伊勢新聞

2022年5月15日(日)

▼県警本部の佐野朋毅本部長が取り調べのあり方について「基本的人権を尊重し、公正誠実に行わければならない」などと訓示した。窃盗事件で被疑者へ黙秘権を告知しなかったことが津地裁から違法と認定されたため、早速対応を明らかにしたので、県警が人権について特に考えを深めたというわけではないらしい

▼国家公安委員会が取り調べの適正化について決定したのは平成19年のことだ。適正化を問われる取り調べのため無罪判決が相次ぎ、捜査への国民の信頼が揺らいでいると、決定の背景を説明している。このままでは二年後の裁判員裁判制度で、裁判員に不信を招きかねないとする危機感もあらわにしていた

▼「個人の基本的人権を全うしつつ行われるべきことは当然」とあるから、基本的人権を警察当局が口にする事情はいずこも同じという気はする。決定には都道府県警察の実態を勘案し、適正な対策を講じるよう求めているから、県警の本部長訓話は、おやいまごろという感は否めない

▼被疑者として取り調べられた経験はないが、言葉や実力で震えあげさせる取り調べは随分聞いた。
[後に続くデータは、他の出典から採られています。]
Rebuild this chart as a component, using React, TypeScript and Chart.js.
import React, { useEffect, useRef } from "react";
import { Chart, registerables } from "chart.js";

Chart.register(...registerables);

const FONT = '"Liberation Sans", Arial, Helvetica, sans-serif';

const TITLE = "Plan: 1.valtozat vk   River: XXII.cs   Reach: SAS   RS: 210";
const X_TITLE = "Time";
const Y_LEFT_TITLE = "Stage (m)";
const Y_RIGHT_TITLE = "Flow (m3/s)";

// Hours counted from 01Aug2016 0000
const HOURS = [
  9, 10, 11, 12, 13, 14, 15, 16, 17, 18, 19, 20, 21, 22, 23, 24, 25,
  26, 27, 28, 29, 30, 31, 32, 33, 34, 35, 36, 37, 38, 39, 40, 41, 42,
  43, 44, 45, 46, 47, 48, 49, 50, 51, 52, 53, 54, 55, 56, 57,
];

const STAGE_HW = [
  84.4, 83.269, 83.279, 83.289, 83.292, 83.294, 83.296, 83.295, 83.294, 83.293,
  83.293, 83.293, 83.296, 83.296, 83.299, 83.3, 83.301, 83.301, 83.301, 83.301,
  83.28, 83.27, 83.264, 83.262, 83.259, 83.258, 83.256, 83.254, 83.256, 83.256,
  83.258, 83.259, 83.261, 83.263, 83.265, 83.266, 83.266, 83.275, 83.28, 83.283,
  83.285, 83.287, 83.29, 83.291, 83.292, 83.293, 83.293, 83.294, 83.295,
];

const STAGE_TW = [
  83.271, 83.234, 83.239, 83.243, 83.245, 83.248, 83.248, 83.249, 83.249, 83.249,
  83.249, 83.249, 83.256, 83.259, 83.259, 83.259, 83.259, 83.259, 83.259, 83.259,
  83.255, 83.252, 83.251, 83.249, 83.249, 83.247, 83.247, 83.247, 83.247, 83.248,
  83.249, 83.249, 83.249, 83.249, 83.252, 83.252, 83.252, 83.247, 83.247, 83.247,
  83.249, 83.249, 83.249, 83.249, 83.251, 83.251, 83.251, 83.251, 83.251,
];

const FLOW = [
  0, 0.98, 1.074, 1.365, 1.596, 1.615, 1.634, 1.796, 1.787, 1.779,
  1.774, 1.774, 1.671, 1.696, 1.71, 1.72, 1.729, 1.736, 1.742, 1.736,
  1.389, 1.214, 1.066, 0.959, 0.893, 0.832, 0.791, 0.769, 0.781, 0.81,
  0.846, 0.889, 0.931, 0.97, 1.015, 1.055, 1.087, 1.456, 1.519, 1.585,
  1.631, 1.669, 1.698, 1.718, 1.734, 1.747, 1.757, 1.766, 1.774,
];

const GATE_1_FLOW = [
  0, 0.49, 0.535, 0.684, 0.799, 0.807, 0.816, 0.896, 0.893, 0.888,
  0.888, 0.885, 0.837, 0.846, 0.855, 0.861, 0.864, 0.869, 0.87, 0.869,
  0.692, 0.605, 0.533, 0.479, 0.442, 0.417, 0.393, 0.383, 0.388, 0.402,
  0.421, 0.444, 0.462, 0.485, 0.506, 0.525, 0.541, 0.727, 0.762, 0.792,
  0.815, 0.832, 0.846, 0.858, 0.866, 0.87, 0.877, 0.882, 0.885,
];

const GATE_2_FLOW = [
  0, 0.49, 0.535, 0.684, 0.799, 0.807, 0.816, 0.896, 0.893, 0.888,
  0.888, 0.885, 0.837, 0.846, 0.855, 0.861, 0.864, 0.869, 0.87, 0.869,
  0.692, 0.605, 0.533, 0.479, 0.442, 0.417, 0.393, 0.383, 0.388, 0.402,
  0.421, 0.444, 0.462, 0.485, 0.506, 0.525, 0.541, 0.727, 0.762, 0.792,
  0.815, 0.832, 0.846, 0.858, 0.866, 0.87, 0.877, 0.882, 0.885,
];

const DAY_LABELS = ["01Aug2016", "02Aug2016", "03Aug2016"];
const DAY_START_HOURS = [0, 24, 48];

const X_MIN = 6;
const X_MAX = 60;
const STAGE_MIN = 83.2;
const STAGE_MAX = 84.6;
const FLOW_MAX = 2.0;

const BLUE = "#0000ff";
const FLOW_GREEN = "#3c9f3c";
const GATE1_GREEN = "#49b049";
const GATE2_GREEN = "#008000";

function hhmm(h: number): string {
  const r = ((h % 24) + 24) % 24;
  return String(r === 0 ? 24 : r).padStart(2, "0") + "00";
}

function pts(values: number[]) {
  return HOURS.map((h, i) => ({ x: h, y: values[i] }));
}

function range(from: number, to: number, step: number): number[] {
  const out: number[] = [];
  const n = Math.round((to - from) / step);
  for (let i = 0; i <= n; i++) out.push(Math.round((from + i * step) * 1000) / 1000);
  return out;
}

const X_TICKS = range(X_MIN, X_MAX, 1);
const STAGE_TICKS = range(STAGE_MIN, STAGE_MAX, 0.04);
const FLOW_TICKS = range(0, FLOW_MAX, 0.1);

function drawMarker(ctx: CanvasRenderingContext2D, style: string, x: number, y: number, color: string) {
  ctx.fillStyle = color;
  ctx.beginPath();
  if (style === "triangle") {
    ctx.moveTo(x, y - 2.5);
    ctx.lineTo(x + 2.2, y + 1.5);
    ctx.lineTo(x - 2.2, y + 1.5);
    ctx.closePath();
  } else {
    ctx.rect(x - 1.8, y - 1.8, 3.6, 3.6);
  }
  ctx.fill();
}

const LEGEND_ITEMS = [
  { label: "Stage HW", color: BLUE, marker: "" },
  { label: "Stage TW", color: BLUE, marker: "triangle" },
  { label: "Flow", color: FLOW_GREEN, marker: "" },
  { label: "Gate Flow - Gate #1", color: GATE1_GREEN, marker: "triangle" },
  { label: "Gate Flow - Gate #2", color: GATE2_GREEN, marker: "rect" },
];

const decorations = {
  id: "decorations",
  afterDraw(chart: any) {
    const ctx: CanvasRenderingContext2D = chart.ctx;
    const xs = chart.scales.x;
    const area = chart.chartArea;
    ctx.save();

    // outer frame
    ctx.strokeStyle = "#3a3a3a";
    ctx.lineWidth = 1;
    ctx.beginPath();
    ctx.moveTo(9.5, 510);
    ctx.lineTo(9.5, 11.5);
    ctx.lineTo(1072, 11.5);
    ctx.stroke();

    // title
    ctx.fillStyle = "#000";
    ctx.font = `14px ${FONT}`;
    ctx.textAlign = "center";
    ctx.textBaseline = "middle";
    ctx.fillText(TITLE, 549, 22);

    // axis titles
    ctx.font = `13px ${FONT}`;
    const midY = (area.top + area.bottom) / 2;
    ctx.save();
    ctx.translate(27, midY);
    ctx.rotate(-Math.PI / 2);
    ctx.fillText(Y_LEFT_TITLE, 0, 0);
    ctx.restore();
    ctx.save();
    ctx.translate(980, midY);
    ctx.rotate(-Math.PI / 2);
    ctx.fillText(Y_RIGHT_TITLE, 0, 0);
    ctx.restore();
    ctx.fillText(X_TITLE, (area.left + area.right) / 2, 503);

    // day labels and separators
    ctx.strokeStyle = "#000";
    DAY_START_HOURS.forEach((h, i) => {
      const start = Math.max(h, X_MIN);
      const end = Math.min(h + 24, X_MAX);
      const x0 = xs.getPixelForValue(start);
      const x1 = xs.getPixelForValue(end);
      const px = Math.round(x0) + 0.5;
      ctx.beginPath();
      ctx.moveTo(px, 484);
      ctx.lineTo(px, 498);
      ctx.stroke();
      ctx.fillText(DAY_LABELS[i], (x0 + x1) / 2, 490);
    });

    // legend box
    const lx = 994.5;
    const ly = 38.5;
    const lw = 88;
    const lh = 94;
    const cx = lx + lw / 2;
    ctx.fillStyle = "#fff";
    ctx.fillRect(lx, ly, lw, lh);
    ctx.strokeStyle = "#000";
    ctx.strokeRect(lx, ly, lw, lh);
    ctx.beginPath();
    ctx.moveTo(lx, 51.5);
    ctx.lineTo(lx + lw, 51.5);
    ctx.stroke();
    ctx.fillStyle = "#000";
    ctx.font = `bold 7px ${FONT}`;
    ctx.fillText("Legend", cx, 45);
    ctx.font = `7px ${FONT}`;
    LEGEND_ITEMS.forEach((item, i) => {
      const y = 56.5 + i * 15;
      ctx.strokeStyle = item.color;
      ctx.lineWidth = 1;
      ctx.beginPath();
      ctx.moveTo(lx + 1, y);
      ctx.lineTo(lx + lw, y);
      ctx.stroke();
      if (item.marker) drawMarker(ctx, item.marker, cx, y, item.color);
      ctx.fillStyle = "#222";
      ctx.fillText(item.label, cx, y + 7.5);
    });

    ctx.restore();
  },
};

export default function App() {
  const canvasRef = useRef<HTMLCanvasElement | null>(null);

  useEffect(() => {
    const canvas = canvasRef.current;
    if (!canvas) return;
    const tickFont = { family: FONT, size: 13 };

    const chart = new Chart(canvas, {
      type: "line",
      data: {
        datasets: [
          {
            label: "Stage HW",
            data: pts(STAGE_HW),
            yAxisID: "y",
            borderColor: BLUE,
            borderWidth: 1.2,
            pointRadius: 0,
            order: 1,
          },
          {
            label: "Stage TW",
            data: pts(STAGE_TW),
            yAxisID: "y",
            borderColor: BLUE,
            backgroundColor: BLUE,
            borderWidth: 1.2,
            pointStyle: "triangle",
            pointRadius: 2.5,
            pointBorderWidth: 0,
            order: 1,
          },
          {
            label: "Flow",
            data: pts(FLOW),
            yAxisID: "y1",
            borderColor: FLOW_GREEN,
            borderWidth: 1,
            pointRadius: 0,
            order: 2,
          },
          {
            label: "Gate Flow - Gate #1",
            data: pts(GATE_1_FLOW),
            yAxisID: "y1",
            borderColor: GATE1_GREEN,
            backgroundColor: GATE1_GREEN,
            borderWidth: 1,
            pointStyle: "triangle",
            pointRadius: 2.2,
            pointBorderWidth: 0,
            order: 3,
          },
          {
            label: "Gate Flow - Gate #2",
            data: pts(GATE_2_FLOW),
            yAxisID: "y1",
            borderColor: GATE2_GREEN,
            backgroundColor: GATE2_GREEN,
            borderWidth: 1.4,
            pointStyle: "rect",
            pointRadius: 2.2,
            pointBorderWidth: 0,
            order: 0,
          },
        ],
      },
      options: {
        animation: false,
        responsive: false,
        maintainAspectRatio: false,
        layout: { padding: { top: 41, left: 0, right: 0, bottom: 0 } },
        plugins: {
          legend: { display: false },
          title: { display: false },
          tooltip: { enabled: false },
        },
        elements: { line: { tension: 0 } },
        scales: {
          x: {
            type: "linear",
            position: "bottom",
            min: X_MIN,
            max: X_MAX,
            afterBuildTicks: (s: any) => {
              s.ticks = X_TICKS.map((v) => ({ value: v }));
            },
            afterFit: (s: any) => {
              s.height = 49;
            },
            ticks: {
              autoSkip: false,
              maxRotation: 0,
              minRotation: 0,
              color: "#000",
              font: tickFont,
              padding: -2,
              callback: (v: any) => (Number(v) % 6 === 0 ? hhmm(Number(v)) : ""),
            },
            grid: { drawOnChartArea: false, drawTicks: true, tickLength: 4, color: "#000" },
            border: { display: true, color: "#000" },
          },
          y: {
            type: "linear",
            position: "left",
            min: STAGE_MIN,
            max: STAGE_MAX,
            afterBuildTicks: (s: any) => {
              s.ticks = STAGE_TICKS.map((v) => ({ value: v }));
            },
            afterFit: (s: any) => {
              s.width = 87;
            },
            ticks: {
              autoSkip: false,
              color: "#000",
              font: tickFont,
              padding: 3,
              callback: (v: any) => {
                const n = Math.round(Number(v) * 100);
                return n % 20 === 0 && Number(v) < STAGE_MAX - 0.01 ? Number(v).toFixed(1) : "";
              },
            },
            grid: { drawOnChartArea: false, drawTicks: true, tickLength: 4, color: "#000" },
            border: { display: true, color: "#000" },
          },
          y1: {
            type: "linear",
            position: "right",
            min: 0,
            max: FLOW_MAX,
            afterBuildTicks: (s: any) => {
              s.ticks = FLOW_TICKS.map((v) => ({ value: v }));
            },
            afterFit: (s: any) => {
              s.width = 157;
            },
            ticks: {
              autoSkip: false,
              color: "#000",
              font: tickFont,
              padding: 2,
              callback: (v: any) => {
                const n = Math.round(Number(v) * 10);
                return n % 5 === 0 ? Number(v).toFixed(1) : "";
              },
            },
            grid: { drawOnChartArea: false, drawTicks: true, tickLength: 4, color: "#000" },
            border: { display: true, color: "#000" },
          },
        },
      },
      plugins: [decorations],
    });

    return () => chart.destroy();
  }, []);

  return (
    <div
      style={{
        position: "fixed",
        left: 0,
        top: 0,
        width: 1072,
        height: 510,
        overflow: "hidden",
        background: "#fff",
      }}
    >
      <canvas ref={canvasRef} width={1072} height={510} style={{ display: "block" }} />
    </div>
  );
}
夜のウオーキング中に職務質問を受け、二人の警察官に両腕をがっちり固められて窃盗未遂と決めつけた〝取り調べ〟も受けた。知人がけんかの仲裁に入り、散々殴られて最低限の反撃をしたら、けんか両成敗で告訴を思いとどまるように説得されたこともある

▼四日市のストーカー殺人では、二年前から警察に数回相談していたのに殺傷を防げなかった。裁判対策もだが、県民の命を守る活動にも本腰を入れられたい。